Start of DATA FOR PROCESSING

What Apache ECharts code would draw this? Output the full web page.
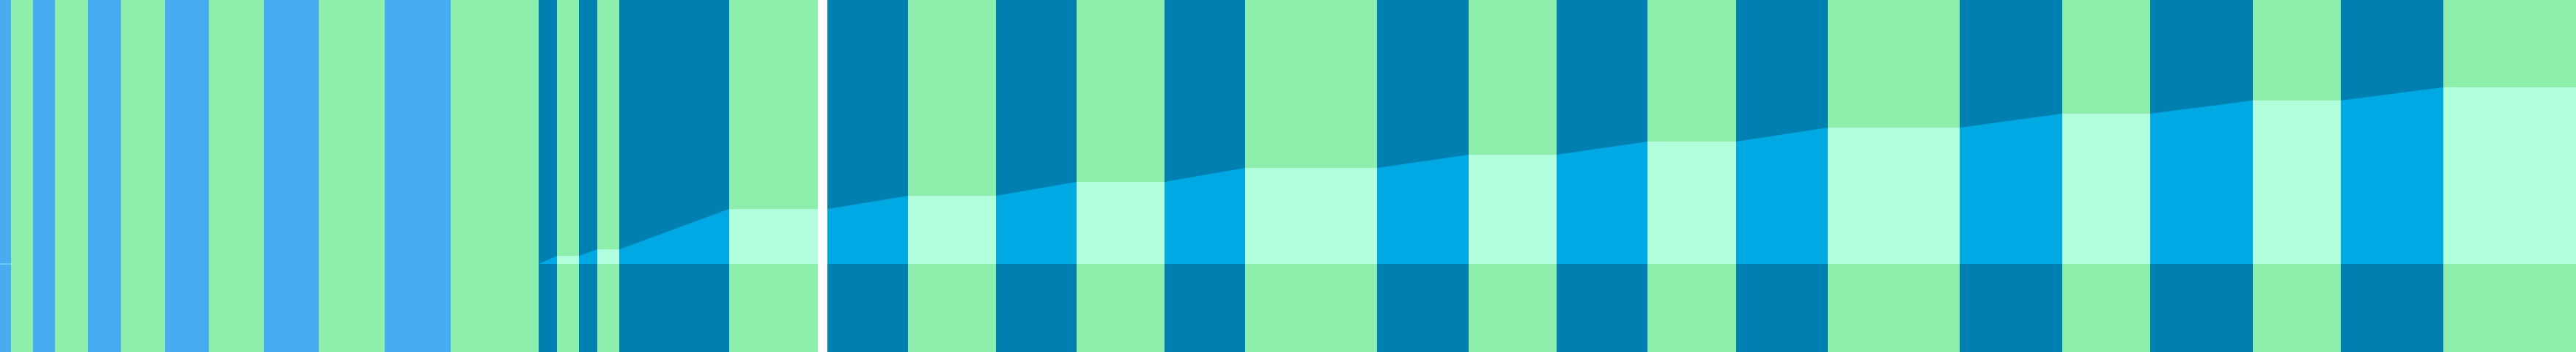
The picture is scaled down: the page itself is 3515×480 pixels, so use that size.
<!DOCTYPE html>
<html>
<head>
<meta charset="utf-8">
<style>
  html, body { margin: 0; padding: 0; background: #ffffff; }
  #chart { width: 3515px; height: 480px; }
</style>
<script src="https://cdn.jsdelivr.net/npm/echarts@6/dist/echarts.min.js"></script>
</head>
<body>
<div id="chart"></div>
<script>
// band edges along x, one kind per band between two edges
const bandEdges = [0, 15, 45, 75, 120, 165, 225, 285, 360, 435, 525, 615,
    735, 760, 790, 815, 845, 995, 1116, 1129, 1239, 1359, 1469, 1589, 1699,
    1879, 2004, 2124, 2248, 2369, 2494, 2674, 2814, 2934, 3074, 3194, 3334, 3515];
const bandKinds = ['L', 'G', 'L', 'G', 'L', 'G', 'L', 'G', 'L', 'G', 'L', 'G',
    'D', 'G', 'D', 'G', 'D', 'G', 'W', 'D', 'G', 'D', 'G', 'D', 'G',
    'D', 'G', 'D', 'G', 'D', 'G', 'D', 'G', 'D', 'G', 'D', 'G'];
// level of the filled area at each band edge (null = no area)
const edgeLevels = [null, null, null, null, null, null, null, null, null, null, null, null,
    0, 11, 11, 20, 20, 75, 75, 75, 93, 93, 112, 112, 131,
    131, 149, 149, 167, 167, 186, 186, 205, 205, 223, 223, 241, 241];
// short flat trace at the very left
const leftTrace = [[0, 0], [15, 0]];

const kindColors = {L: '#48acf0', G: '#8eeeab', D: '#0080b0', W: '#ffffff'};

const chart = echarts.init(document.getElementById('chart'), null, {renderer: 'canvas'});

const bands = [];
const rampData = [];
const flatData = [];
for (let i = 0; i < bandKinds.length; i++) {
    const kind = bandKinds[i];
    bands.push([
        {xAxis: bandEdges[i], itemStyle: {color: kindColors[kind]}},
        {xAxis: bandEdges[i + 1]},
    ]);
    if (edgeLevels[i] === null || edgeLevels[i + 1] === null || kind === 'W') {
        continue;
    }
    const target = kind === 'D' ? rampData : flatData;
    target.push([bandEdges[i], edgeLevels[i]], [bandEdges[i + 1], edgeLevels[i + 1]], [bandEdges[i + 1], null]);
}

function areaSeries(name, data, color) {
    return {
        name: name,
        type: 'line',
        data: data,
        symbol: 'none',
        connectNulls: false,
        silent: true,
        lineStyle: {width: 0, color: color},
        areaStyle: {color: color, opacity: 1, origin: 0},
        z: 3,
    };
}

chart.setOption({
    animation: false,
    grid: {left: 0, right: 0, top: 0, bottom: 0},
    xAxis: {type: 'value', min: 0, max: 3515, show: false},
    yAxis: {type: 'value', min: -120, max: 360, show: false},
    series: [
        {
            name: 'bands',
            type: 'line',
            data: [],
            silent: true,
            markArea: {silent: true, data: bands},
            z: 1,
        },
        areaSeries('ramp', rampData, '#00a8e4'),
        areaSeries('flat', flatData, '#b2ffdd'),
        {
            name: 'trace',
            type: 'line',
            data: leftTrace,
            symbol: 'none',
            silent: true,
            lineStyle: {width: 1.5, color: '#7cd0f7'},
            z: 4,
        },
    ],
});
</script>
</body>
</html>
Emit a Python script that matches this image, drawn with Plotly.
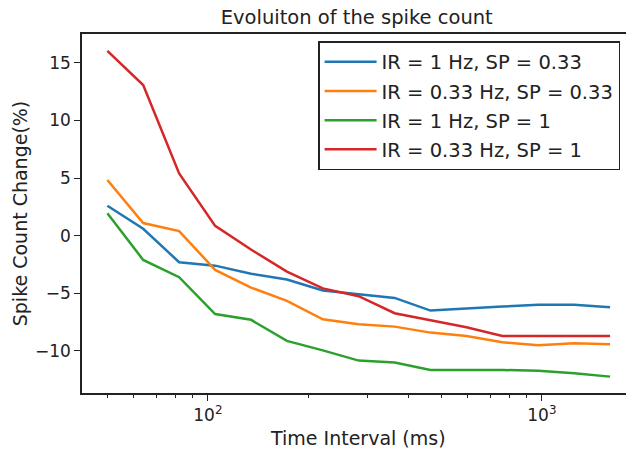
import plotly.graph_objects as go

time_ms = [50, 64.0, 82.0, 105.1, 134.6, 172.4, 220.8, 282.8, 362.3, 464.0, 594.4, 761.3, 975.2, 1249.1, 1600]

ir1_sp033 = [2.6, 0.6, -2.3, -2.6, -3.3, -3.8, -4.75, -5.1, -5.4, -6.5, -6.3, -6.15, -6.0, -6.0, -6.2]
ir033_sp033 = [4.83, 1.1, 0.4, -2.97, -4.5, -5.66, -7.25, -7.69, -7.89, -8.41, -8.7, -9.25, -9.5, -9.33, -9.42]
ir1_sp1 = [1.94, -2.1, -3.6, -6.8, -7.3, -9.13, -9.95, -10.84, -11.0, -11.65, -11.65, -11.65, -11.73, -11.94, -12.23]
ir033_sp1 = [16.04, 13.07, 5.4, 0.85, -1.2, -3.12, -4.57, -5.25, -6.73, -7.37, -7.95, -8.7, -8.7, -8.7, -8.7]

series_names = ["IR = 1 Hz, SP = 0.33", "IR = 0.33 Hz, SP = 0.33", "IR = 1 Hz, SP = 1", "IR = 0.33 Hz, SP = 1"]
series_colors = ["#1f77b4", "#ff7f0e", "#2ca02c", "#d62728"]

x_major = [100, 1000]
x_major_labels = ["10<sup>2</sup>", "10<sup>3</sup>"]
x_minor = [50, 60, 70, 80, 90, 200, 300, 400, 500, 600, 700, 800, 900]
y_ticks = [-10, -5, 0, 5, 10, 15]
y_tick_labels = ["\u221210", "\u22125", "0", "5", "10", "15"]

fig = go.Figure()
for i, (name, ys, col) in enumerate(zip(series_names, [ir1_sp033, ir033_sp033, ir1_sp1, ir033_sp1], series_colors)):
    fig.add_trace(go.Scatter(x=time_ms, y=ys, mode="lines", name=name, legendgroup=f"g{i}",
                             line=dict(color=col, width=2.5)))

font = "DejaVu Sans, Arial, sans-serif"
fig.update_layout(
    width=626, height=450,
    margin=dict(l=82, r=0, t=34, b=57),
    paper_bgcolor="white", plot_bgcolor="white",
    font=dict(family=font, size=17, color="#222"),
    title=dict(text="Evoluiton of the spike count", xref="paper", x=0.505, xanchor="center",
               y=0.962, yanchor="middle", font=dict(size=19.5, color="#222")),
    showlegend=True,
    legend=dict(x=0.434, y=0.98, xanchor="left", yanchor="top",
                bordercolor="#222", borderwidth=1.5, bgcolor="white",
                font=dict(size=19.5, color="#222"), tracegroupgap=0.8,
                itemwidth=52),
    xaxis=dict(type="log", range=[1.623, 3.2518],
               tickmode="array", tickvals=x_major, ticktext=x_major_labels,
               ticks="outside", ticklen=6, tickwidth=1.3, tickcolor="#222",
               minor=dict(tickmode="array", tickvals=x_minor, ticks="outside",
                          ticklen=3.5, tickwidth=1, tickcolor="#222", showgrid=False),
               showgrid=False, zeroline=False,
               showline=True, linecolor="#222", linewidth=1.5, mirror=True),
    yaxis=dict(range=[-13.65, 17.5],
               tickmode="array", tickvals=y_ticks, ticktext=y_tick_labels,
               ticks="outside", ticklen=6, tickwidth=1.3, tickcolor="#222",
               showgrid=False, zeroline=False,
               showline=True, linecolor="#222", linewidth=1.5, mirror=False,
               title=dict(text="Spike Count Change(%)", font=dict(size=19), standoff=2)),
    annotations=[dict(text="Time Interval (ms)", xref="paper", yref="paper",
                      x=0.508, y=-0.125, xanchor="center", yanchor="middle",
                      showarrow=False, font=dict(size=19, color="#222"))],
)

fig.write_html("out.html")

End of DATA FOR PROCESSING

Write out all the entries again, word for word, and print no images.

What Apache ECharts code would draw this? Output the full web page.
The picture is scaled down: the page itself is 3515×480 pixels, so use that size.
<!DOCTYPE html>
<html>
<head>
<meta charset="utf-8">
<style>
  html, body { margin: 0; padding: 0; background: #ffffff; }
  #chart { width: 3515px; height: 480px; }
</style>
<script src="https://cdn.jsdelivr.net/npm/echarts@6/dist/echarts.min.js"></script>
</head>
<body>
<div id="chart"></div>
<script>
// band edges along x, one kind per band between two edges
const bandEdges = [0, 15, 45, 75, 120, 165, 225, 285, 360, 435, 525, 615,
    735, 760, 790, 815, 845, 995, 1116, 1129, 1239, 1359, 1469, 1589, 1699,
    1879, 2004, 2124, 2248, 2369, 2494, 2674, 2814, 2934, 3074, 3194, 3334, 3515];
const bandKinds = ['L', 'G', 'L', 'G', 'L', 'G', 'L', 'G', 'L', 'G', 'L', 'G',
    'D', 'G', 'D', 'G', 'D', 'G', 'W', 'D', 'G', 'D', 'G', 'D', 'G',
    'D', 'G', 'D', 'G', 'D', 'G', 'D', 'G', 'D', 'G', 'D', 'G'];
// level of the filled area at each band edge (null = no area)
const edgeLevels = [null, null, null, null, null, null, null, null, null, null, null, null,
    0, 11, 11, 20, 20, 75, 75, 75, 93, 93, 112, 112, 131,
    131, 149, 149, 167, 167, 186, 186, 205, 205, 223, 223, 241, 241];
// short flat trace at the very left
const leftTrace = [[0, 0], [15, 0]];

const kindColors = {L: '#48acf0', G: '#8eeeab', D: '#0080b0', W: '#ffffff'};

const chart = echarts.init(document.getElementById('chart'), null, {renderer: 'canvas'});

const bands = [];
const rampData = [];
const flatData = [];
for (let i = 0; i < bandKinds.length; i++) {
    const kind = bandKinds[i];
    bands.push([
        {xAxis: bandEdges[i], itemStyle: {color: kindColors[kind]}},
        {xAxis: bandEdges[i + 1]},
    ]);
    if (edgeLevels[i] === null || edgeLevels[i + 1] === null || kind === 'W') {
        continue;
    }
    const target = kind === 'D' ? rampData : flatData;
    target.push([bandEdges[i], edgeLevels[i]], [bandEdges[i + 1], edgeLevels[i + 1]], [bandEdges[i + 1], null]);
}

function areaSeries(name, data, color) {
    return {
        name: name,
        type: 'line',
        data: data,
        symbol: 'none',
        connectNulls: false,
        silent: true,
        lineStyle: {width: 0, color: color},
        areaStyle: {color: color, opacity: 1, origin: 0},
        z: 3,
    };
}

chart.setOption({
    animation: false,
    grid: {left: 0, right: 0, top: 0, bottom: 0},
    xAxis: {type: 'value', min: 0, max: 3515, show: false},
    yAxis: {type: 'value', min: -120, max: 360, show: false},
    series: [
        {
            name: 'bands',
            type: 'line',
            data: [],
            silent: true,
            markArea: {silent: true, data: bands},
            z: 1,
        },
        areaSeries('ramp', rampData, '#00a8e4'),
        areaSeries('flat', flatData, '#b2ffdd'),
        {
            name: 'trace',
            type: 'line',
            data: leftTrace,
            symbol: 'none',
            silent: true,
            lineStyle: {width: 1.5, color: '#7cd0f7'},
            z: 4,
        },
    ],
});
</script>
</body>
</html>
Emit a Python script that matches this image, drawn with Plotly.
import plotly.graph_objects as go

time_ms = [50, 64.0, 82.0, 105.1, 134.6, 172.4, 220.8, 282.8, 362.3, 464.0, 594.4, 761.3, 975.2, 1249.1, 1600]

ir1_sp033 = [2.6, 0.6, -2.3, -2.6, -3.3, -3.8, -4.75, -5.1, -5.4, -6.5, -6.3, -6.15, -6.0, -6.0, -6.2]
ir033_sp033 = [4.83, 1.1, 0.4, -2.97, -4.5, -5.66, -7.25, -7.69, -7.89, -8.41, -8.7, -9.25, -9.5, -9.33, -9.42]
ir1_sp1 = [1.94, -2.1, -3.6, -6.8, -7.3, -9.13, -9.95, -10.84, -11.0, -11.65, -11.65, -11.65, -11.73, -11.94, -12.23]
ir033_sp1 = [16.04, 13.07, 5.4, 0.85, -1.2, -3.12, -4.57, -5.25, -6.73, -7.37, -7.95, -8.7, -8.7, -8.7, -8.7]

series_names = ["IR = 1 Hz, SP = 0.33", "IR = 0.33 Hz, SP = 0.33", "IR = 1 Hz, SP = 1", "IR = 0.33 Hz, SP = 1"]
series_colors = ["#1f77b4", "#ff7f0e", "#2ca02c", "#d62728"]

x_major = [100, 1000]
x_major_labels = ["10<sup>2</sup>", "10<sup>3</sup>"]
x_minor = [50, 60, 70, 80, 90, 200, 300, 400, 500, 600, 700, 800, 900]
y_ticks = [-10, -5, 0, 5, 10, 15]
y_tick_labels = ["\u221210", "\u22125", "0", "5", "10", "15"]

fig = go.Figure()
for i, (name, ys, col) in enumerate(zip(series_names, [ir1_sp033, ir033_sp033, ir1_sp1, ir033_sp1], series_colors)):
    fig.add_trace(go.Scatter(x=time_ms, y=ys, mode="lines", name=name, legendgroup=f"g{i}",
                             line=dict(color=col, width=2.5)))

font = "DejaVu Sans, Arial, sans-serif"
fig.update_layout(
    width=626, height=450,
    margin=dict(l=82, r=0, t=34, b=57),
    paper_bgcolor="white", plot_bgcolor="white",
    font=dict(family=font, size=17, color="#222"),
    title=dict(text="Evoluiton of the spike count", xref="paper", x=0.505, xanchor="center",
               y=0.962, yanchor="middle", font=dict(size=19.5, color="#222")),
    showlegend=True,
    legend=dict(x=0.434, y=0.98, xanchor="left", yanchor="top",
                bordercolor="#222", borderwidth=1.5, bgcolor="white",
                font=dict(size=19.5, color="#222"), tracegroupgap=0.8,
                itemwidth=52),
    xaxis=dict(type="log", range=[1.623, 3.2518],
               tickmode="array", tickvals=x_major, ticktext=x_major_labels,
               ticks="outside", ticklen=6, tickwidth=1.3, tickcolor="#222",
               minor=dict(tickmode="array", tickvals=x_minor, ticks="outside",
                          ticklen=3.5, tickwidth=1, tickcolor="#222", showgrid=False),
               showgrid=False, zeroline=False,
               showline=True, linecolor="#222", linewidth=1.5, mirror=True),
    yaxis=dict(range=[-13.65, 17.5],
               tickmode="array", tickvals=y_ticks, ticktext=y_tick_labels,
               ticks="outside", ticklen=6, tickwidth=1.3, tickcolor="#222",
               showgrid=False, zeroline=False,
               showline=True, linecolor="#222", linewidth=1.5, mirror=False,
               title=dict(text="Spike Count Change(%)", font=dict(size=19), standoff=2)),
    annotations=[dict(text="Time Interval (ms)", xref="paper", yref="paper",
                      x=0.508, y=-0.125, xanchor="center", yanchor="middle",
                      showarrow=False, font=dict(size=19, color="#222"))],
)

fig.write_html("out.html")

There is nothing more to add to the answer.